There's been a run of exceptions lately, though, right in Deliberations's backyard.  In the last several weeks, different Wisconsin appellate panels have looked at trials where criminal juries saw or heard something they shouldn't have.  In each case, the courts reversed the convictions with striking firmness and clarity.  Examples:

State v. Stanley on December 12, a drunk driving case where the deliberating jury asked whether it was still "operating" if the defendant got into a car when the motor was already running.  Quoting a prior case, State v. Proegler, the trial court told them that "operation" meant “either when a defendant starts the motor and/or leaves it running.”  The court of appeals said that facts mattered, and that Mr. Proegler in the prior case had admittedly driven to the place where police found him.  Stanley's case was different:  "We do not read the statute or the Proegler case to include as operators passengers who slide into the driver’s seat of a running vehicle and fall asleep."

State v. Champlain on December 5, where the defendant had to sit through trial -- and write notes to his lawyer -- wearing a visible "armband taser device."  The court held that it was not only ineffective assistance for his lawyer not to object, but that the trial court should have determined whether the armband was necessary even without an objection. 

State v.

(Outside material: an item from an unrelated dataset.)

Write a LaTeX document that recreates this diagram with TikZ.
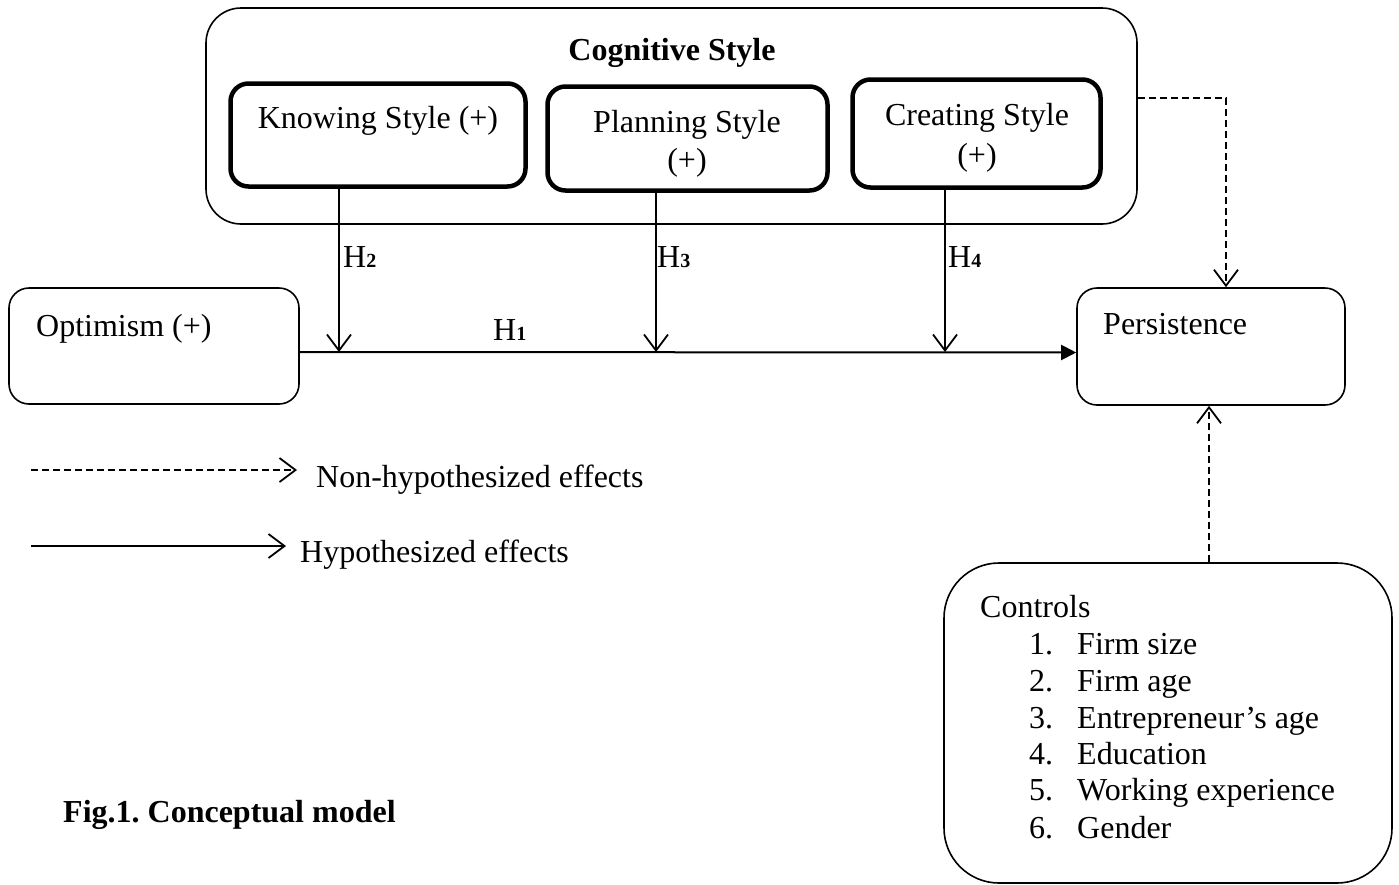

Cooper on December 4, where the state used a "show-up" identification that should have been suppressed under the Wisconsin Supreme Court's 2005 State v. Dubose case.  Dubose was decided after Cooper's trial judge had ruled that the identification would be admitted, but before Cooper's trial.  The court of appeals held that Cooper's counsel was ineffective for not asking for reconsideration of that ruling after Dubose came down, and that anyway the trial court should have granted postconviction motions based on Dubose

State v. Burton on October 31, where a police "gang expert" testified for the state.  The court of appeals was mad: 

The expert's testimony insinuated, without any basis, that Burton was a part of the gang culture, if not actually a member of a gang. It recast the case as being about gang retaliation or gang culture, anathema to the reasonable citizen, when there was no evidence that the shootings were gang crimes. Not only that, the testimony also purported to explain away the inconsistencies of witnesses simply because gangs infested the neighborhood in which the witnesses lived. If this had any probative value, which we doubt, it was far outweighed by prejudice. Ascribing the purported motivations or truth-telling tendencies of an entire neighborhood to one of its residents is not an acceptable form of impeachment. This case must be retried based on facts, rather than insinuation or stereotyping.

Another court in another state -- or here, on another day -- might have steered these cases toward a finding of harmless error, waiver, or some other way to salvage the trial, citing the burden on society when trials have to be done twice.  There's a place for those arguments sometimes, but they're overused.  I can personally report that life is going on as usual in Wisconsin even though these trials will be repeated.  And a different burden on society -- the one we bear when nobody cares what juries see and hear -- is lifted.